• TO DO:
Starting at the line that contains "Write a web" and stopping at the line that contains "390.4, 386.7, 385];", transcribe every line of the material below exactly; pictures stay out.

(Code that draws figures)
○ ○ ○ ○ ○ ○ ○
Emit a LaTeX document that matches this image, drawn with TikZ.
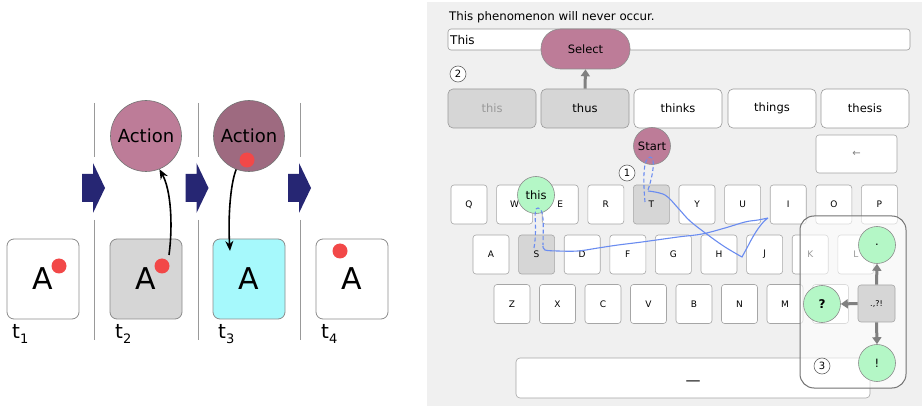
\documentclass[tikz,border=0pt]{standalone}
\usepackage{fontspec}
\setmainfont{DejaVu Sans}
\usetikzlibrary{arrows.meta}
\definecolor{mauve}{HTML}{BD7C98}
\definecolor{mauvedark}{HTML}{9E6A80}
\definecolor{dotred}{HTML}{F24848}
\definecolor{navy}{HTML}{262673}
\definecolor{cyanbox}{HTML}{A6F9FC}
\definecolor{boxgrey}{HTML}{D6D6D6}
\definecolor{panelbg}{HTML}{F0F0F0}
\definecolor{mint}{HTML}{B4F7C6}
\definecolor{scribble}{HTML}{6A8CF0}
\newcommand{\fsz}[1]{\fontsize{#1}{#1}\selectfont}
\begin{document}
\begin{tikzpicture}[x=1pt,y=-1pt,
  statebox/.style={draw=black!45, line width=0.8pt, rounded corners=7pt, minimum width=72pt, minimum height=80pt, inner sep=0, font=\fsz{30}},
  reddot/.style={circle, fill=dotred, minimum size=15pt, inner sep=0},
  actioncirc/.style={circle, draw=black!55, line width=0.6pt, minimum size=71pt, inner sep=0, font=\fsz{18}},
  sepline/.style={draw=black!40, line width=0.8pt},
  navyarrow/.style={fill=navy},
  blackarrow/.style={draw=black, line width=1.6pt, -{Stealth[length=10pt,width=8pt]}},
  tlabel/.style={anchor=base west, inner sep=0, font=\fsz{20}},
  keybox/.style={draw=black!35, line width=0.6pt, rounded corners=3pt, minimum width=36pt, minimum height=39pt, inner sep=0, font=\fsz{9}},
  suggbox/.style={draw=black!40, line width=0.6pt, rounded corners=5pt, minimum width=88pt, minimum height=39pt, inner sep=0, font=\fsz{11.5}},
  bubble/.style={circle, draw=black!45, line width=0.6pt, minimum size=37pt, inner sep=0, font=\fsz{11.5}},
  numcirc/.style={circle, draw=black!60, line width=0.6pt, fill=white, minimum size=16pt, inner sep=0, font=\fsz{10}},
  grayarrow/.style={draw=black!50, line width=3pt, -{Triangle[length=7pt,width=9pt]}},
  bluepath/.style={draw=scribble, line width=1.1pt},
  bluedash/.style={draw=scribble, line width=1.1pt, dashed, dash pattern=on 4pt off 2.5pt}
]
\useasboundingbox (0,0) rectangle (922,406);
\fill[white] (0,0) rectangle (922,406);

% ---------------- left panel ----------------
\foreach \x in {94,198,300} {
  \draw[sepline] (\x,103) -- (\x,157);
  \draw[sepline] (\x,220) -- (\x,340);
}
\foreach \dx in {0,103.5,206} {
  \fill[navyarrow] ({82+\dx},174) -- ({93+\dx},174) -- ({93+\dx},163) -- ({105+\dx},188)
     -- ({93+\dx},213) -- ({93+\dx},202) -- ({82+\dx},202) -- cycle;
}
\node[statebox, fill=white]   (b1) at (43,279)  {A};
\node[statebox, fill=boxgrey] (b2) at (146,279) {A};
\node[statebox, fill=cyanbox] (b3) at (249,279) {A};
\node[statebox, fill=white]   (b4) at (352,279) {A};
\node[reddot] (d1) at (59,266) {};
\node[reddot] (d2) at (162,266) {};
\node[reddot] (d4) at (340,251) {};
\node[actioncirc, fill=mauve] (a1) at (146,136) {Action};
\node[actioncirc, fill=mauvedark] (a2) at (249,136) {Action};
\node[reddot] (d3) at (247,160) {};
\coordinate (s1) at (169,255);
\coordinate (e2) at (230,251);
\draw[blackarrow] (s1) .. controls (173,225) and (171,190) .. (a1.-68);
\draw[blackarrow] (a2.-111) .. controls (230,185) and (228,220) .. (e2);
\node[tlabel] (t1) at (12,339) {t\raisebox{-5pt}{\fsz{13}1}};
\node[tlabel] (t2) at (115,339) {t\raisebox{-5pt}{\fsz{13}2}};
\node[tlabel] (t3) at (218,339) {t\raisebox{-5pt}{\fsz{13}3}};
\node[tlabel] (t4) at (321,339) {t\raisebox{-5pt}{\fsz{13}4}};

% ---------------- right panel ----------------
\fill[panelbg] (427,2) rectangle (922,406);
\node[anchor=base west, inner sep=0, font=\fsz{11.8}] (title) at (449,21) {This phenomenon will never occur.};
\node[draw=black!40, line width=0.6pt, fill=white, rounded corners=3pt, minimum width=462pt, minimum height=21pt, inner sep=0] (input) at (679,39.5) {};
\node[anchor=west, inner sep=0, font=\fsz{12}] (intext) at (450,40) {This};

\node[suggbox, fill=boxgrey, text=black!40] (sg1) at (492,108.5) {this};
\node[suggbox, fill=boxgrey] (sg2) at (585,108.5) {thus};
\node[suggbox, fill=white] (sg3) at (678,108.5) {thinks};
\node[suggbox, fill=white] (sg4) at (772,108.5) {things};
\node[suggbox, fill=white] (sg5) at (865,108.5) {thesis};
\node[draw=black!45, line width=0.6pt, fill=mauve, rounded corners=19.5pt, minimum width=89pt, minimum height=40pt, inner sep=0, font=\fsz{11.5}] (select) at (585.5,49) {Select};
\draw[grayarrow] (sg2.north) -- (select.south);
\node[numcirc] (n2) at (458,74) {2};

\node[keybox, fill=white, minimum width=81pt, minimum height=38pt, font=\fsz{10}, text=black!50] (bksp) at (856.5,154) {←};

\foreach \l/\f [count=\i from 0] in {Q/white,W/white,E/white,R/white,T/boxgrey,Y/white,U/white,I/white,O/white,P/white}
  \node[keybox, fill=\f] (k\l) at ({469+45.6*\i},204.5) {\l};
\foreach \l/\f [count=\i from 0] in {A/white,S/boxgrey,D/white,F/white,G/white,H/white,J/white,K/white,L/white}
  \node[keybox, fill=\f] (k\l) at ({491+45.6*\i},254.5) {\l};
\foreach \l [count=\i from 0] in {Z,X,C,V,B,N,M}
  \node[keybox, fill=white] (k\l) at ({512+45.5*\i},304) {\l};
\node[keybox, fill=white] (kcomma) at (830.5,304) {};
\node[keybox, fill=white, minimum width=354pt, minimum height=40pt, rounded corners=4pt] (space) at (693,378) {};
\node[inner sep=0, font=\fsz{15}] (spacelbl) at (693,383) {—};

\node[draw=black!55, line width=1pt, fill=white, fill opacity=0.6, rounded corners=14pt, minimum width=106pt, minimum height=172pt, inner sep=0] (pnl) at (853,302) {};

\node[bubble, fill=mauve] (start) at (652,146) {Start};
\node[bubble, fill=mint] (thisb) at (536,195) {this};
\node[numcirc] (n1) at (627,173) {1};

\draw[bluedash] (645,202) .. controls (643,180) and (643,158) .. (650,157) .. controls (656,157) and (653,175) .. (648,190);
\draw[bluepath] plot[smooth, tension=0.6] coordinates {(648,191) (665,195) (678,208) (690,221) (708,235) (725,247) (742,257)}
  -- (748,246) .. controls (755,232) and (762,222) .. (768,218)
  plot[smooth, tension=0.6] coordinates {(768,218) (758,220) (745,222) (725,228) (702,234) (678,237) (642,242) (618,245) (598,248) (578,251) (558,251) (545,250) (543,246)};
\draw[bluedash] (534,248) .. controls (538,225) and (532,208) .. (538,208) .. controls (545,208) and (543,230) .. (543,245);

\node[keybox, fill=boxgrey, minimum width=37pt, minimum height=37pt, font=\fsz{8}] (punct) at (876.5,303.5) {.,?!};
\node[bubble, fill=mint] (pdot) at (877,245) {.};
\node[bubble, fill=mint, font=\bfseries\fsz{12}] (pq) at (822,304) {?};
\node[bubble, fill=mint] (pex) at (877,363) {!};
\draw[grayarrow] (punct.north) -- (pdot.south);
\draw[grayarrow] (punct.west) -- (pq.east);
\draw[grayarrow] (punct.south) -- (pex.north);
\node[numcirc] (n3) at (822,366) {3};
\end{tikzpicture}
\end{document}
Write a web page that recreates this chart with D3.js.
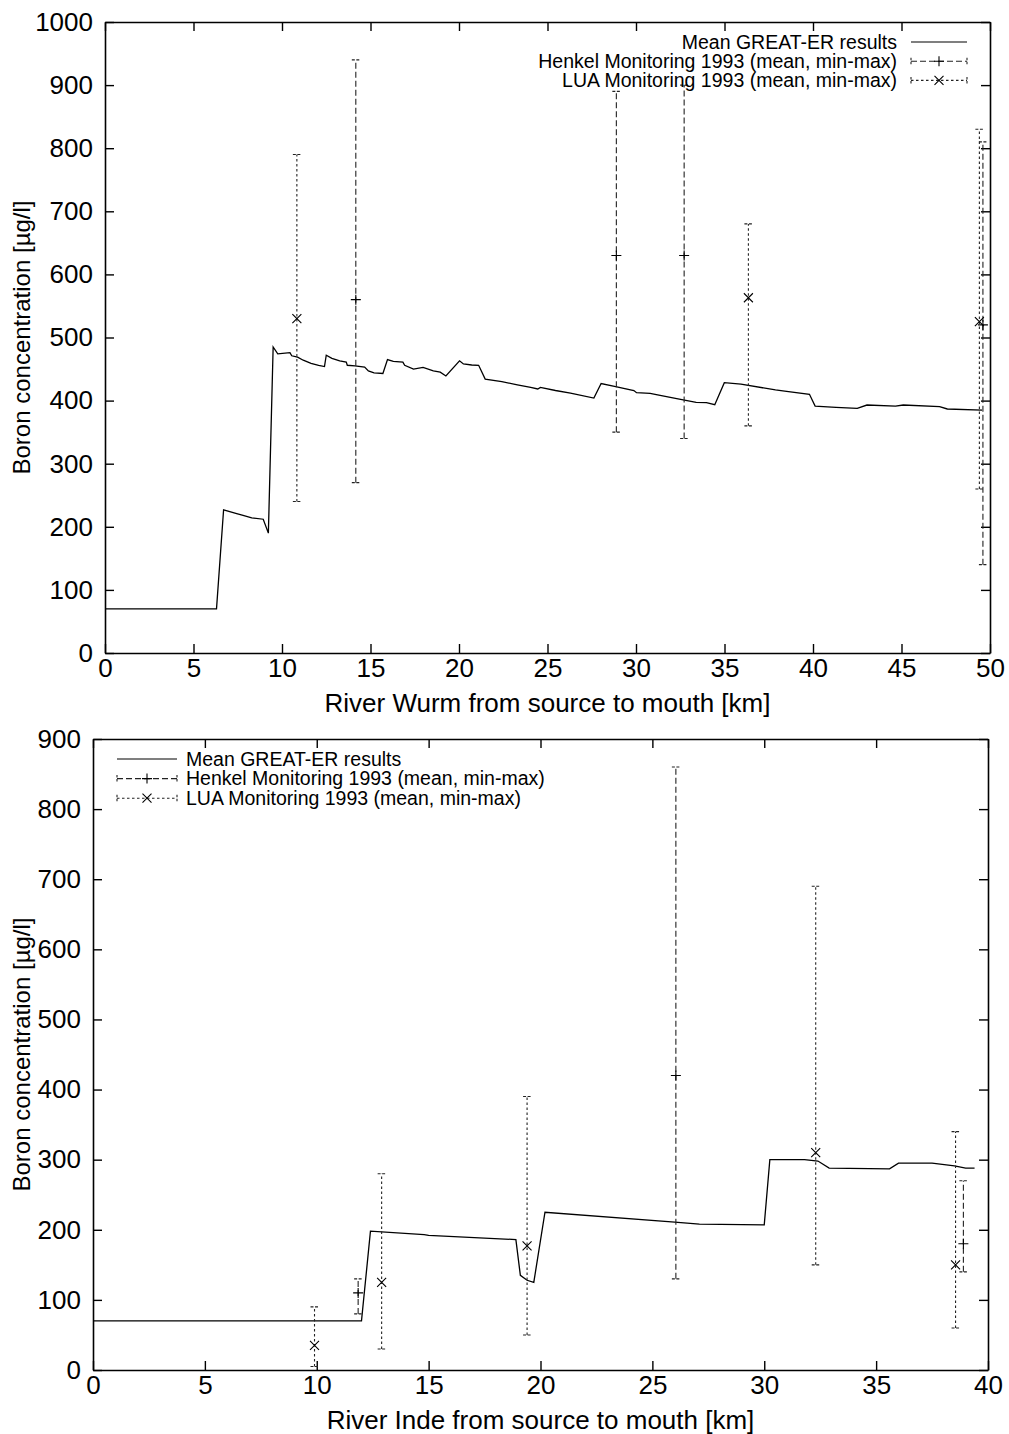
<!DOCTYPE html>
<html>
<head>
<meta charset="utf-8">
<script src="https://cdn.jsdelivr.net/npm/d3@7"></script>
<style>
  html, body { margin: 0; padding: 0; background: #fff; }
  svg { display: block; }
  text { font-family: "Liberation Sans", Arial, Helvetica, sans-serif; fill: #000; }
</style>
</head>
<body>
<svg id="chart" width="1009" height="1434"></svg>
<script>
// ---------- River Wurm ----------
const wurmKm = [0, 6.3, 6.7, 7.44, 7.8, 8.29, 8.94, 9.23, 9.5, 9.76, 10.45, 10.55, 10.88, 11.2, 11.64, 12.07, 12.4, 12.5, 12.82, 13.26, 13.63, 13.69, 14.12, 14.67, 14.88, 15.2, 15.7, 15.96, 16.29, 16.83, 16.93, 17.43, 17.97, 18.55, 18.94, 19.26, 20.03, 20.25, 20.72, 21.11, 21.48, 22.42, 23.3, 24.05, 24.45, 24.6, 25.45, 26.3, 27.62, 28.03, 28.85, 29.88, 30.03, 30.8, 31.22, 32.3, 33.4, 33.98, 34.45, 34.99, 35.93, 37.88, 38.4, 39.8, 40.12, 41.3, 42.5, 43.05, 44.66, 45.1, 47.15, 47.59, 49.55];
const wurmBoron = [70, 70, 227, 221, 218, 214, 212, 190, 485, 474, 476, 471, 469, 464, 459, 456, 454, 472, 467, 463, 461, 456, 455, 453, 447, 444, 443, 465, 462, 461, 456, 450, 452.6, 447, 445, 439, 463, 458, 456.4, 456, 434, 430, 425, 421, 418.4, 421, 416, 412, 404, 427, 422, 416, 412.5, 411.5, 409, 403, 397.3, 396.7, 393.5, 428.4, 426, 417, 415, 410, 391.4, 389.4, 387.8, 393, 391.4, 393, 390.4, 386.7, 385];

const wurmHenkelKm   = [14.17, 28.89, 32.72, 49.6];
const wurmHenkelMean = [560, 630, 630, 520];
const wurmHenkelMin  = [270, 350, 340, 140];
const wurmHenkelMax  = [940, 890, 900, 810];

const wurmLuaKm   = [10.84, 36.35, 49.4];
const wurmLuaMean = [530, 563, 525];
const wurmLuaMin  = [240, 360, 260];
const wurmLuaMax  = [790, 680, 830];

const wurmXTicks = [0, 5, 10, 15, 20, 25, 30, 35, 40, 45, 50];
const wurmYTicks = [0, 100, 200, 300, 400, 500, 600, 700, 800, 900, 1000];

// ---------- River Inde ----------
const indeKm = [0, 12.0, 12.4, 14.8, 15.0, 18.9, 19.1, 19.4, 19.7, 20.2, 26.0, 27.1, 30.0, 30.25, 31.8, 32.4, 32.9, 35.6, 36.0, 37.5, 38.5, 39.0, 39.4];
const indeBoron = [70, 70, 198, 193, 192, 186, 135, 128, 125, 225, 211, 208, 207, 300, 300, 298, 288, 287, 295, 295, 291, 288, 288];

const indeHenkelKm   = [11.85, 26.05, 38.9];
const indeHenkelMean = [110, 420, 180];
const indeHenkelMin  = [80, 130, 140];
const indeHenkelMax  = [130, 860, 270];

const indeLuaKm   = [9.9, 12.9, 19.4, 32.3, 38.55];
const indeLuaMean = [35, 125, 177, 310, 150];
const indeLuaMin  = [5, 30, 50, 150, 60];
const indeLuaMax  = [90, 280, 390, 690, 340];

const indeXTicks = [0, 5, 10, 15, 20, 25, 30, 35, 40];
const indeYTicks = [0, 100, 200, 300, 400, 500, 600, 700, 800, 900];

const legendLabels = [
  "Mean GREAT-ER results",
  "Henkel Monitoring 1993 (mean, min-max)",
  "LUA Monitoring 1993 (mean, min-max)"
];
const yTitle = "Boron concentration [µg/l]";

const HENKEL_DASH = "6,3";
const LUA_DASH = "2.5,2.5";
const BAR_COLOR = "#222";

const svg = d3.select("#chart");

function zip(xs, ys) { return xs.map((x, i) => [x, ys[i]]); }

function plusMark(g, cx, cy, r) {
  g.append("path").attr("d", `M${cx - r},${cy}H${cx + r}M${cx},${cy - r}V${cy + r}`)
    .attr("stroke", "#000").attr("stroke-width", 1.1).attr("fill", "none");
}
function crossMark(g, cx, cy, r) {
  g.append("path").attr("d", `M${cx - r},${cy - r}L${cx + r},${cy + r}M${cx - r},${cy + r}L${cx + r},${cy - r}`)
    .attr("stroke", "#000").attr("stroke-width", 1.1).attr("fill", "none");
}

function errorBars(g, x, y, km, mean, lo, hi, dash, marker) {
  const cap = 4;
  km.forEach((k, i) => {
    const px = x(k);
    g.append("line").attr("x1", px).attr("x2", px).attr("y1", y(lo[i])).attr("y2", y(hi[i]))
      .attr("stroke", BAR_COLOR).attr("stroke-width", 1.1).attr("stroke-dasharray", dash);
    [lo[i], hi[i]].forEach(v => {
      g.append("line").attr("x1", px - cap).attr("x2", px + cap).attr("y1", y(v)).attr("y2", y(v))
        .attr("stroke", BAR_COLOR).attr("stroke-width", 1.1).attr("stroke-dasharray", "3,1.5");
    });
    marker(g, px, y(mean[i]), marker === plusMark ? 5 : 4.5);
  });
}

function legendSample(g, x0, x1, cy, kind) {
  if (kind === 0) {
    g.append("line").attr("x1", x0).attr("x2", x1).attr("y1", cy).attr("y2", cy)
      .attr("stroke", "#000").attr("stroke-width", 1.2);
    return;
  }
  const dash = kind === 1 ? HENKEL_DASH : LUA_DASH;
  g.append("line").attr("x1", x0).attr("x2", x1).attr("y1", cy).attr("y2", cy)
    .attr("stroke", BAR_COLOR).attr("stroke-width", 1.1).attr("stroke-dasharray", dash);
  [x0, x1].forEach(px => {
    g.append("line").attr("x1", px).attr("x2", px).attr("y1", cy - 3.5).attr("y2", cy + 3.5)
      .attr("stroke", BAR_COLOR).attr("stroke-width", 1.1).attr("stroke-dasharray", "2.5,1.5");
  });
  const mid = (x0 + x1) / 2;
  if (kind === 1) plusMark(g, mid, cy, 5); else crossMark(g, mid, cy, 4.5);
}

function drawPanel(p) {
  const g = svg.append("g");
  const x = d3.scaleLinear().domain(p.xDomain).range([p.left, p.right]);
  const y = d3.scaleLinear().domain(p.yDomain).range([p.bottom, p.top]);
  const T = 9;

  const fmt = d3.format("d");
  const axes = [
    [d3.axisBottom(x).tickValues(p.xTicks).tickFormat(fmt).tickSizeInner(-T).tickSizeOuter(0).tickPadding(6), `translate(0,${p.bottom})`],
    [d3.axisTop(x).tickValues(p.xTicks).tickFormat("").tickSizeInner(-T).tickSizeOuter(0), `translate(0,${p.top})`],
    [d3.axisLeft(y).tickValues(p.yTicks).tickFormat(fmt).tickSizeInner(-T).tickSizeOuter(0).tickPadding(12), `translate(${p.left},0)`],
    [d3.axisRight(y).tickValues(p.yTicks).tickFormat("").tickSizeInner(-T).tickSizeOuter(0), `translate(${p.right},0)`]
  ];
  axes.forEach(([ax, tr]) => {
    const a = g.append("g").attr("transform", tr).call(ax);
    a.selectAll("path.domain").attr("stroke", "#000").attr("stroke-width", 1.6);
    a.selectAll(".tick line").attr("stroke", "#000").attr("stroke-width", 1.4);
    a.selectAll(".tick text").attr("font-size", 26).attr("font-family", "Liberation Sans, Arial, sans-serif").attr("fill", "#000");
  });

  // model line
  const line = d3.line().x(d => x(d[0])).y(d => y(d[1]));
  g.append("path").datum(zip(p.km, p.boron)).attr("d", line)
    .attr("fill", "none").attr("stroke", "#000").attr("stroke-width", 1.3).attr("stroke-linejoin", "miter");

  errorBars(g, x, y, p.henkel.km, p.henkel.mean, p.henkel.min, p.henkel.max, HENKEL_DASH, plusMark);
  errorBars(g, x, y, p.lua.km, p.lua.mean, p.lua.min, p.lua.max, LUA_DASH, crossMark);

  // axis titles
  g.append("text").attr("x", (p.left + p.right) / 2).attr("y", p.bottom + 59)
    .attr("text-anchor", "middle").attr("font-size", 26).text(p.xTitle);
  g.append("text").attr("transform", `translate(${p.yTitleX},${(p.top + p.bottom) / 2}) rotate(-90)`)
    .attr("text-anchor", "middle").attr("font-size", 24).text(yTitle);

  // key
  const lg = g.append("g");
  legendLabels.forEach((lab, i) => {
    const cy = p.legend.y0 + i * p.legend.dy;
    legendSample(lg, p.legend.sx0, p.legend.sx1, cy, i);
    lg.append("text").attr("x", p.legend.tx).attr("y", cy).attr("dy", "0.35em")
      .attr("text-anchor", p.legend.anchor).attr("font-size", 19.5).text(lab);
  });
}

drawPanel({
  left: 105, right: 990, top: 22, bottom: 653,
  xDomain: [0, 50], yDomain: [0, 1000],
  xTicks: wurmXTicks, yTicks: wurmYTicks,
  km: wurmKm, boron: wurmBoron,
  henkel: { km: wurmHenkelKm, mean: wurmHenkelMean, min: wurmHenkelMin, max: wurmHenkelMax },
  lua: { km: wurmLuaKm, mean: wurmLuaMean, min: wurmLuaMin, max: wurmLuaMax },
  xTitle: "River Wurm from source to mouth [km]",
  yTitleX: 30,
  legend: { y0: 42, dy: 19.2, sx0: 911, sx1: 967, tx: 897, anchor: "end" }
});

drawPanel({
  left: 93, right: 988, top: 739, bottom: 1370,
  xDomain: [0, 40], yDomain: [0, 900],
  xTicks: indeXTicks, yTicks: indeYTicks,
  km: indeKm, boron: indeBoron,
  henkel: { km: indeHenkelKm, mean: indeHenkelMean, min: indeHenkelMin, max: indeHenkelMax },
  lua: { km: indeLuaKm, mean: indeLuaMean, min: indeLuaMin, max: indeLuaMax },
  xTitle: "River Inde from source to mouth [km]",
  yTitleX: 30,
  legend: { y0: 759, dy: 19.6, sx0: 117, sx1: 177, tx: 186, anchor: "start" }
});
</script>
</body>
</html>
○ ○ ○ ○ ○ ○ ○
• RESULT FOR THIS TASK:
Write a web page that recreates this chart with D3.js.
<!DOCTYPE html>
<html>
<head>
<meta charset="utf-8">
<script src="https://cdn.jsdelivr.net/npm/d3@7"></script>
<style>
  html, body { margin: 0; padding: 0; background: #fff; }
  svg { display: block; }
  text { font-family: "Liberation Sans", Arial, Helvetica, sans-serif; fill: #000; }
</style>
</head>
<body>
<svg id="chart" width="1009" height="1434"></svg>
<script>
// ---------- River Wurm ----------
const wurmKm = [0, 6.3, 6.7, 7.44, 7.8, 8.29, 8.94, 9.23, 9.5, 9.76, 10.45, 10.55, 10.88, 11.2, 11.64, 12.07, 12.4, 12.5, 12.82, 13.26, 13.63, 13.69, 14.12, 14.67, 14.88, 15.2, 15.7, 15.96, 16.29, 16.83, 16.93, 17.43, 17.97, 18.55, 18.94, 19.26, 20.03, 20.25, 20.72, 21.11, 21.48, 22.42, 23.3, 24.05, 24.45, 24.6, 25.45, 26.3, 27.62, 28.03, 28.85, 29.88, 30.03, 30.8, 31.22, 32.3, 33.4, 33.98, 34.45, 34.99, 35.93, 37.88, 38.4, 39.8, 40.12, 41.3, 42.5, 43.05, 44.66, 45.1, 47.15, 47.59, 49.55];
const wurmBoron = [70, 70, 227, 221, 218, 214, 212, 190, 485, 474, 476, 471, 469, 464, 459, 456, 454, 472, 467, 463, 461, 456, 455, 453, 447, 444, 443, 465, 462, 461, 456, 450, 452.6, 447, 445, 439, 463, 458, 456.4, 456, 434, 430, 425, 421, 418.4, 421, 416, 412, 404, 427, 422, 416, 412.5, 411.5, 409, 403, 397.3, 396.7, 393.5, 428.4, 426, 417, 415, 410, 391.4, 389.4, 387.8, 393, 391.4, 393, 390.4, 386.7, 385];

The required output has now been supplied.